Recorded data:
***

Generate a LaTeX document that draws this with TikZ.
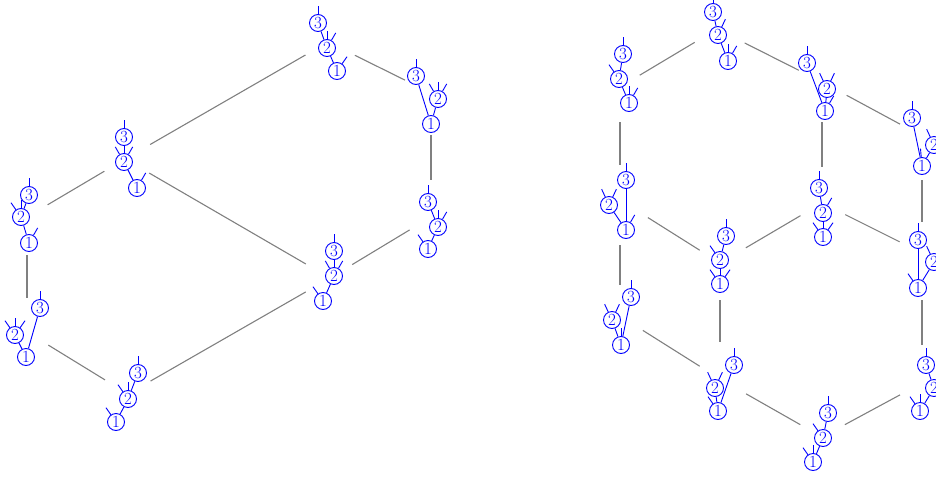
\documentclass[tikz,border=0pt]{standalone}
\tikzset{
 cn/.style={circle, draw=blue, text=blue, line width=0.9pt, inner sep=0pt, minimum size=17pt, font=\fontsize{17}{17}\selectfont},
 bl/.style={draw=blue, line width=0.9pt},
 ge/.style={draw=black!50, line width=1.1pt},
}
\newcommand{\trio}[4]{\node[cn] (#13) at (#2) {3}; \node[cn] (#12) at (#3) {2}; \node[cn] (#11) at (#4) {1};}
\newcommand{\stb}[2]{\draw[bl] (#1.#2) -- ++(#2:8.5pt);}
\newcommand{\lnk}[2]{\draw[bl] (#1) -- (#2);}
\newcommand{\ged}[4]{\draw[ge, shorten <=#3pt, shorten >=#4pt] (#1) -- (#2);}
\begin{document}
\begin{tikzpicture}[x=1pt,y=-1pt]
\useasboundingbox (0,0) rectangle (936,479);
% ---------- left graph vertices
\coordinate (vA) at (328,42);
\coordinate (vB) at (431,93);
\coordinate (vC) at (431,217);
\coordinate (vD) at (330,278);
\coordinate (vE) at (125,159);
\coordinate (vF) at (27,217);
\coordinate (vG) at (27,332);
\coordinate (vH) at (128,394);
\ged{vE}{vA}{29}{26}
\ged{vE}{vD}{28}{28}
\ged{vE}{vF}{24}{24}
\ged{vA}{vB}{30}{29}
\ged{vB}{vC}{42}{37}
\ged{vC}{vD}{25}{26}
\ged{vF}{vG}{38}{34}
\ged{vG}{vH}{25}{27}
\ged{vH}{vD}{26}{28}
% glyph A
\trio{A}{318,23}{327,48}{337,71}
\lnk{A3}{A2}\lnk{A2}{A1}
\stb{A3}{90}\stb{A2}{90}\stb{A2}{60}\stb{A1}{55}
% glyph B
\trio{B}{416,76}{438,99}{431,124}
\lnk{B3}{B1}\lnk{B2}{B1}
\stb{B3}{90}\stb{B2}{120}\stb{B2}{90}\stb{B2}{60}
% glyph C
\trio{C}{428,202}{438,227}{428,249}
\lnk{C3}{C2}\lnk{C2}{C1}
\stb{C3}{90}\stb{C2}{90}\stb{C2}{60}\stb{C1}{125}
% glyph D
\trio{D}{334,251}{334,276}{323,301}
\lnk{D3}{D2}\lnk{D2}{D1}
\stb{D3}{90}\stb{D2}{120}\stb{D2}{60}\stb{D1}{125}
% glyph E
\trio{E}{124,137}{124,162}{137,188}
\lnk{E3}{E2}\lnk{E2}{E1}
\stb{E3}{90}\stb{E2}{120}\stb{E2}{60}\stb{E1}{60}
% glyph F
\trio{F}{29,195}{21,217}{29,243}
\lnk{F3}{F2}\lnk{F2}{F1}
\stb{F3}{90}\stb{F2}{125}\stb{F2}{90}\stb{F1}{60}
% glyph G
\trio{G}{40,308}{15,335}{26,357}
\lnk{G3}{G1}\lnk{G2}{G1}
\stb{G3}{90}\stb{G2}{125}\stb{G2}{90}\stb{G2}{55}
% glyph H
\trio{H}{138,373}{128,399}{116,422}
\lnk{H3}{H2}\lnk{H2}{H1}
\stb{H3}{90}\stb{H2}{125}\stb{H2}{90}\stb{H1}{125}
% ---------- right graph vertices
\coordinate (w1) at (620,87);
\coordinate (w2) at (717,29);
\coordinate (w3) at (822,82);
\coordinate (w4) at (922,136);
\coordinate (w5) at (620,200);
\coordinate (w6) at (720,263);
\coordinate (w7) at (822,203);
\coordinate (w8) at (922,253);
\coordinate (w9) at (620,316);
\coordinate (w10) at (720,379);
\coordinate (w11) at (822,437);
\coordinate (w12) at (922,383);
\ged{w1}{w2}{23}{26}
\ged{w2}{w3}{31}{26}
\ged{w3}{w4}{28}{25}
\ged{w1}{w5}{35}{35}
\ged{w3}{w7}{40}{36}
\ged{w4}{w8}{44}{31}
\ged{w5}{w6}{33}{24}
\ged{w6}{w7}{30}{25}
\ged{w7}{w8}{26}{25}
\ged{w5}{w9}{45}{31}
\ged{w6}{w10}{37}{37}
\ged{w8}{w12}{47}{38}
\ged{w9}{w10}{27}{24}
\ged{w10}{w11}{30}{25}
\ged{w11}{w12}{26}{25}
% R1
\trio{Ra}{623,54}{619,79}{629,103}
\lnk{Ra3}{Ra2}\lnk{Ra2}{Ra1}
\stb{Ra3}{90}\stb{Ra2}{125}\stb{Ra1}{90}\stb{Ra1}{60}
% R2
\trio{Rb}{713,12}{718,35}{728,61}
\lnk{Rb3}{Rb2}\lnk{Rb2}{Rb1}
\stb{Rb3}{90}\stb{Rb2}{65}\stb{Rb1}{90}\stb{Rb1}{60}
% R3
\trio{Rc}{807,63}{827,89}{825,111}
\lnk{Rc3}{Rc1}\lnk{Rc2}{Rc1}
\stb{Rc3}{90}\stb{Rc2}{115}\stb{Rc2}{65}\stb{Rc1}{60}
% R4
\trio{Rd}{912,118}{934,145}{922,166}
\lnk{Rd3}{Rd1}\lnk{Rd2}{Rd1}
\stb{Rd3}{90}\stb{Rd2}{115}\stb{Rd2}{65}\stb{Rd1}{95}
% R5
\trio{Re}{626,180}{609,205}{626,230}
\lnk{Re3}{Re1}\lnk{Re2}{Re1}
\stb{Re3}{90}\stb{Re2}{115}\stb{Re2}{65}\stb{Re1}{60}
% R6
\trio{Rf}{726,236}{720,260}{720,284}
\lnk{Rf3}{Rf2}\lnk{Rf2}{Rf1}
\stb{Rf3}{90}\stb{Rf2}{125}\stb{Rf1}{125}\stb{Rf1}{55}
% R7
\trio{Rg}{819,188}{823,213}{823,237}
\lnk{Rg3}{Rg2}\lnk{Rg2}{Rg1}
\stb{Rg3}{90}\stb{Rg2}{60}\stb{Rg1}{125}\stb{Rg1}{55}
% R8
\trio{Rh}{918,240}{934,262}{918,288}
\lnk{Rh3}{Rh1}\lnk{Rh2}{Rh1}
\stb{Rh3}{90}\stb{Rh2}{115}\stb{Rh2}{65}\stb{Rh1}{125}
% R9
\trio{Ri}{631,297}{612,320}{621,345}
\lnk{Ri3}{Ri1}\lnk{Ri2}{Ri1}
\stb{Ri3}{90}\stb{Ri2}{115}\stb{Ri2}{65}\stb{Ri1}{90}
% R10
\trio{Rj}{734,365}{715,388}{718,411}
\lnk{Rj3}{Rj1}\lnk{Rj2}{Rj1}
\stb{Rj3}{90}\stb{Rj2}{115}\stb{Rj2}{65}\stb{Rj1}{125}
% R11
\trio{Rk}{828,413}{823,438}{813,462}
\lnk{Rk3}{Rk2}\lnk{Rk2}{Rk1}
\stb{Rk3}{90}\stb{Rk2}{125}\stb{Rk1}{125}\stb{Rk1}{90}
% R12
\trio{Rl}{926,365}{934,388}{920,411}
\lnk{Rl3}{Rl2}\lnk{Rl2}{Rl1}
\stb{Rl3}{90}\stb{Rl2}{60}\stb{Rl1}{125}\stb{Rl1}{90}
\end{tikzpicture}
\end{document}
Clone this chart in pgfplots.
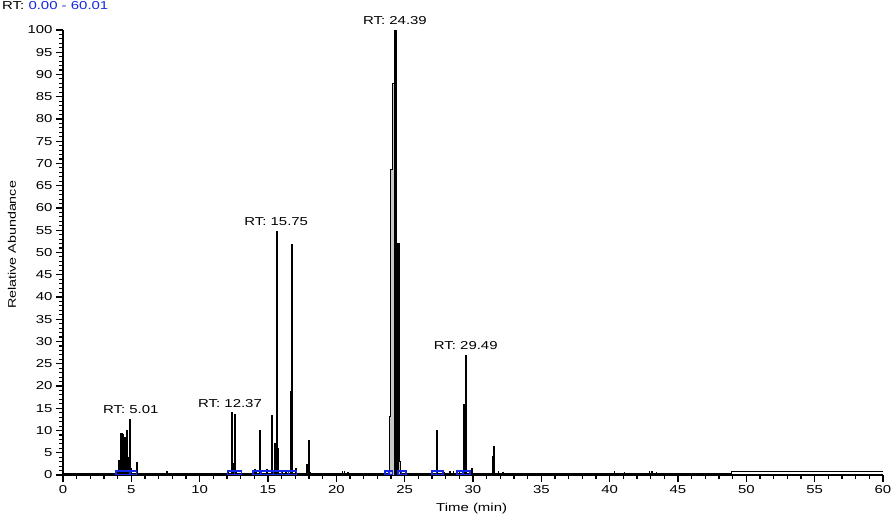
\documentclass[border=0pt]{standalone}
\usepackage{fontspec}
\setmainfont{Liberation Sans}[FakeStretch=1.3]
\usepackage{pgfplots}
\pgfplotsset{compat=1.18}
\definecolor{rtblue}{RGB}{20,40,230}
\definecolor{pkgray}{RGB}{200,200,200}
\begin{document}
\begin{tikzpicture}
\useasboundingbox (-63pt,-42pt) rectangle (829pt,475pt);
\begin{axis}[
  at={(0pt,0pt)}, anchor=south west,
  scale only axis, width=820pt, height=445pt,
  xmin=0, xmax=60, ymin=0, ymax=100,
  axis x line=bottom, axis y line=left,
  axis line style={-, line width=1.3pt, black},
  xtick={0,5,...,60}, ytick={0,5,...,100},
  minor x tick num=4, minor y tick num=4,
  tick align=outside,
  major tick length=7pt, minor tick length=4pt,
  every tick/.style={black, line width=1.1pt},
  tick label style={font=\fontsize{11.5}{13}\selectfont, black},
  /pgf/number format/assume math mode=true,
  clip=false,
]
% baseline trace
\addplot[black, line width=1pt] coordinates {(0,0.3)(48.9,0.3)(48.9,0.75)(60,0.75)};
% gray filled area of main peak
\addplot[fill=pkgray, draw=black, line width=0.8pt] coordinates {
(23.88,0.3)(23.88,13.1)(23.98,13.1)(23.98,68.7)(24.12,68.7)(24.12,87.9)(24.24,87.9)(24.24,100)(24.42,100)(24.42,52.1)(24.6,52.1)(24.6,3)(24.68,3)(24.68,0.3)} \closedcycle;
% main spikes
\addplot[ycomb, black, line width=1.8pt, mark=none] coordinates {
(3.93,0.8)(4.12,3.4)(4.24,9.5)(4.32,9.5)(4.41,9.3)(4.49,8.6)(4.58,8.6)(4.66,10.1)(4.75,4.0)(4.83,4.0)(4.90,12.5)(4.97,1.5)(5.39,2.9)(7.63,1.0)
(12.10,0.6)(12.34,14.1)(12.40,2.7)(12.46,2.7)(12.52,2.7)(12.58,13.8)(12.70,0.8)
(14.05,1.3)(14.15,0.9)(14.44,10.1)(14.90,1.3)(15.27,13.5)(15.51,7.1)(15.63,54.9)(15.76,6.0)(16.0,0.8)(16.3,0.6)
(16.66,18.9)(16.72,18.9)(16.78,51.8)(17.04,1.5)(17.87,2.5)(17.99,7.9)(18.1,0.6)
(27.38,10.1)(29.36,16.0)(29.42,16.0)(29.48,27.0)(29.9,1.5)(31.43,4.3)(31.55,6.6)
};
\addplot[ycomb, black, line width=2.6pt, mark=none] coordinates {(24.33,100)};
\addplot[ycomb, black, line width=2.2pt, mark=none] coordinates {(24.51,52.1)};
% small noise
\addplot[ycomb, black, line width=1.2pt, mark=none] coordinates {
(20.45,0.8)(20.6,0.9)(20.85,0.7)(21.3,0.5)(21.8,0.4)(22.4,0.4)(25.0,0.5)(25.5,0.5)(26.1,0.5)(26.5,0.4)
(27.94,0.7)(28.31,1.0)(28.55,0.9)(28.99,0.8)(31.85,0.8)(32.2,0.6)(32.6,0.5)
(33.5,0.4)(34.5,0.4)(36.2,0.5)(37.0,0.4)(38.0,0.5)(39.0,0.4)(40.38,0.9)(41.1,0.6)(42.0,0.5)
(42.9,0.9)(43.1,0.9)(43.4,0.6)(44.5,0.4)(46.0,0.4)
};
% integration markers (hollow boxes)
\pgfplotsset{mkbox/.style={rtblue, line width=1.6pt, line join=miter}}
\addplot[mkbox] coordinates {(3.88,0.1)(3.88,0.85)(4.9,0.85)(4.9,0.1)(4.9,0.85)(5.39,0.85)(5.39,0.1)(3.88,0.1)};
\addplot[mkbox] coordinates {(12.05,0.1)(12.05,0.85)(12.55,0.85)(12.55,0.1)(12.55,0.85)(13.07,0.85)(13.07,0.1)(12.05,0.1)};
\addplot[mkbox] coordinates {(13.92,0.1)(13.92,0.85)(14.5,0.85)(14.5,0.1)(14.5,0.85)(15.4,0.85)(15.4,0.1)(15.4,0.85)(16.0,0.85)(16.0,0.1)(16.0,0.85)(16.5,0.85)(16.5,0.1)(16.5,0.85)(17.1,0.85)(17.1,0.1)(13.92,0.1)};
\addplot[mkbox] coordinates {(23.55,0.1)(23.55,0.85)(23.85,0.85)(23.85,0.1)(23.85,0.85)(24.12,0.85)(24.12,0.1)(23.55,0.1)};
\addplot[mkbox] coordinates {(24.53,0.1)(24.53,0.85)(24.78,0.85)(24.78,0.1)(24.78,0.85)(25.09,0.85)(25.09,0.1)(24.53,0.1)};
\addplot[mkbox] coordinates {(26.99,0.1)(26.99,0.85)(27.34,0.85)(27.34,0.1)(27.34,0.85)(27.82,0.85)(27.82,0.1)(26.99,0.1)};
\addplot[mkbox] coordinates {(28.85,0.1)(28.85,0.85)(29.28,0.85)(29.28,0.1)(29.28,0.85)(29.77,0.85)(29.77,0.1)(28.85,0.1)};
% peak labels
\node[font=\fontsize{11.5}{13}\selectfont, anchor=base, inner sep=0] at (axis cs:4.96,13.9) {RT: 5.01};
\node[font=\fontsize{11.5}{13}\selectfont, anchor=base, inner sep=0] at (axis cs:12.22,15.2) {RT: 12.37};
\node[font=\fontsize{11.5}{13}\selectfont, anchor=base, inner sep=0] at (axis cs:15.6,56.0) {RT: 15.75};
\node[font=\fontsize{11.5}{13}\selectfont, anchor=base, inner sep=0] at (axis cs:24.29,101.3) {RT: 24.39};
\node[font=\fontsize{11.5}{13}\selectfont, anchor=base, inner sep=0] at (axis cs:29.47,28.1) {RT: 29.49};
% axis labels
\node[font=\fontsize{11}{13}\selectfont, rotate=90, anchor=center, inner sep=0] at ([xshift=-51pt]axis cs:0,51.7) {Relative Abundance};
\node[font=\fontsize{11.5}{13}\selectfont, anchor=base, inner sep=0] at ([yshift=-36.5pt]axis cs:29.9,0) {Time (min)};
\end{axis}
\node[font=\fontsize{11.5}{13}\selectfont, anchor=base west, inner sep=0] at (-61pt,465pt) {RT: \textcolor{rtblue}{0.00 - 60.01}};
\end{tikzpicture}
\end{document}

***

The exercise:
Using the listing, collect all lines in which the string "this" is found.

Correct answer:
Generate a LaTeX document that draws this with TikZ.
Clone this chart in pgfplots.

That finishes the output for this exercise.